The Shaughnessys, however, are another story. My dad, like so many others signed up for the Signal Corps the day after Pearl Harbor, leaving behind a pregnant wife who was carrying my older brother, Bill. He left with jet black hair and returned with 100 percent white hair. Dad served in North Africa and Italy and was responsible for going behind enemy lines and under enemy fire to set up telephone cable so the Pope could communicate with the outside world. He was a man who stood at attention when the National Anthem was played and our American flag was never exposed to darkness.
My brother, Bill, carried on that tradition. He went to the United States Naval Academy and served on a destroyer in the Mediterranean until volunteering to serve on Swift Boats in Vietnam. They were both heroes.

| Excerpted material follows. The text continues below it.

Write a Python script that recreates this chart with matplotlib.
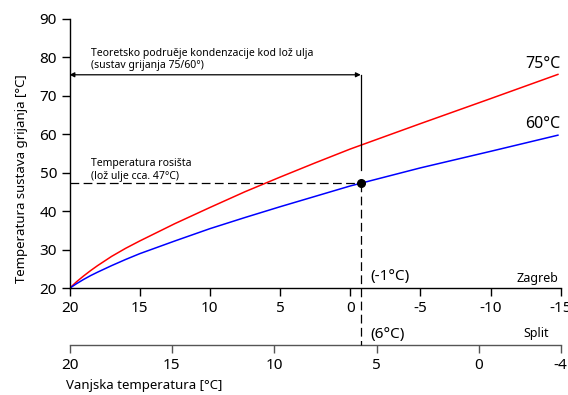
import matplotlib
matplotlib.use("Agg")
import matplotlib.pyplot as plt
import matplotlib.transforms as mtransforms

plt.rcParams["font.family"] = ["Noto Sans", "DejaVu Sans"]
plt.rcParams["axes.unicode_minus"] = False

# outdoor temperature, Zagreb scale [°C]
t_zagreb = [20, 19.5, 19, 18.5, 18, 17, 16, 15, 12.5, 10, 7.5, 5, 2.5, 0,
            -5, -10, -14.8]
# supply temperature of the heating system [°C]
t_supply_75 = [20, 21.7, 23.2, 24.6, 25.9, 28.3, 30.4, 32.3, 36.8, 41.0,
               45.1, 48.9, 52.6, 56.2, 62.8, 69.3, 75.6]
t_supply_60 = [20, 21.2, 22.3, 23.3, 24.2, 25.9, 27.5, 29.0, 32.3, 35.5,
               38.4, 41.2, 43.9, 46.6, 51.3, 55.6, 59.8]

zagreb_ticks = [20, 15, 10, 5, 0, -5, -10, -15]
split_ticks = [20, 15, 10, 5, 0, -4]
y_ticks = [20, 30, 40, 50, 60, 70, 80, 90]

dew_point = 47.4        # lož ulje, cca. 47 °C
dew_x = -0.75           # Zagreb scale, ~ -1 °C (Split ~ 6 °C)
cond_level = 75.5       # height of the condensation-range arrow


def z2s(z):
    return 20 - (20 - z) * 24 / 35


def s2z(s):
    return 20 - (20 - s) * 35 / 24


fig = plt.figure(figsize=(5.68, 3.95), dpi=100)
ax = fig.add_axes([0.1224, 0.2701, 0.8648, 0.6818])

ax.plot(t_zagreb, t_supply_75, color="#ff0000", lw=1.1)
ax.plot(t_zagreb, t_supply_60, color="#0000ff", lw=1.1)

ax.set_xlim(20, -15)
ax.set_ylim(20, 90)
ax.set_xticks(zagreb_ticks)
ax.set_yticks(y_ticks)
for s in ("top", "right"):
    ax.spines[s].set_visible(False)
for s in ("left", "bottom"):
    ax.spines[s].set_linewidth(1.0)
ax.tick_params(labelsize=11, length=6, width=1.0, pad=3)

# second outdoor scale (Split)
split_pos = -0.2105
sec = ax.secondary_xaxis(split_pos, functions=(z2s, s2z))
sec.set_xticks(split_ticks)
sec.spines["bottom"].set_color("#555555")
sec.spines["bottom"].set_linewidth(1.0)
sec.tick_params(labelsize=11, length=6, width=1.0, pad=3, color="#555555")

# dew point lines
ax.plot([20, dew_x], [dew_point, dew_point], color="black", lw=0.9,
        dashes=(7, 3.5), clip_on=False)
trans = mtransforms.blended_transform_factory(ax.transData, ax.transAxes)
y_dot_ax = (dew_point - 20) / 70
ax.plot([dew_x, dew_x], [y_dot_ax, split_pos], color="black", lw=0.9,
        dashes=(7, 3.5), transform=trans, clip_on=False)
ax.plot([dew_x, dew_x], [cond_level, 50.8], color="black", lw=0.9)
ax.plot([dew_x], [dew_point], "o", color="black", ms=5.5, zorder=5)

# condensation range arrow
ax.annotate("", xy=(20, cond_level), xytext=(dew_x, cond_level),
            arrowprops=dict(arrowstyle="<|-|>", color="black", lw=0.9,
                            mutation_scale=7, shrinkA=0, shrinkB=0))

ax.text(18.49, 80.4, "Teoretsko podruěje kondenzacije kod lož ulja",
        fontsize=7.5, va="baseline")
ax.text(18.49, 77.3, "(sustav grijanja 75/60°)", fontsize=7.5, va="baseline")
ax.text(18.49, 51.9, "Temperatura rosišta", fontsize=7.5, va="baseline")
ax.text(18.49, 48.4, "(lož ulje cca. 47°C)", fontsize=7.5, va="baseline")

ax.text(-15.0, 77.2, "75°C", fontsize=11.5, ha="right", va="baseline")
ax.text(-15.0, 61.6, "60°C", fontsize=11.5, ha="right", va="baseline")

ax.text(-1.41, 22.2, "(-1°C)", fontsize=11, va="baseline")
ax.text(-14.83, 21.7, "Zagreb", fontsize=9, ha="right", va="baseline")
ax.text(-1.41, 7.2, "(6°C)", fontsize=11, va="baseline", clip_on=False)
ax.text(-14.17, 7.3, "Split", fontsize=9, ha="right", va="baseline", clip_on=False)

fig.text(22 / 568, 0.549, "Temperatura sustava grijanja [°C]", fontsize=9.5,
         rotation=90, ha="center", va="center")
fig.text(66 / 568, 10 / 395, "Vanjska temperatura [°C]", fontsize=9.5,
         ha="left", va="center")

fig.savefig("out.png", dpi=100)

I never had an interest in going into the military although I hold them in great respect. I grew up in the generation when you played “Army.” The military have had a profound influence on me but none more than when I was young and attending John F. Kennedy’s funeral. We lived in McLean, Va. then and waited on line for hours at Arlington National Cemetery to pay our respects for the fallen president. When we reached the gravesite, it was surrounded by every branch of the military. As I was staring at the eternal flame – the one that unfortunately went out that very night – my father fell to his knees crying. I had never seen anything like it. I had never seen my dad cry, nor get on his knees other than when he was in church. He looked up at my mom and said, “Josie, there is something terribly wrong with this country.” I’m not sure if it was what he said, his posture or demeanor, but two military officers approached him and said, “Sir, may we assist, sir?” My father agreed and they helped him from his knees. He saluted them and they him. I looked out at the ellipse, down at the grave, and back at them and as I look back, that was the moment I decided to become a journalist. I just didn’t know it then. I didn’t want to carry a gun, ever, but I wanted to make my country strong. I wanted to help protect its freedom, independence and way of life. I wish I had thanked those men who helped my dad that horrible day. But the best I can do is thank all the armed services today for all you do.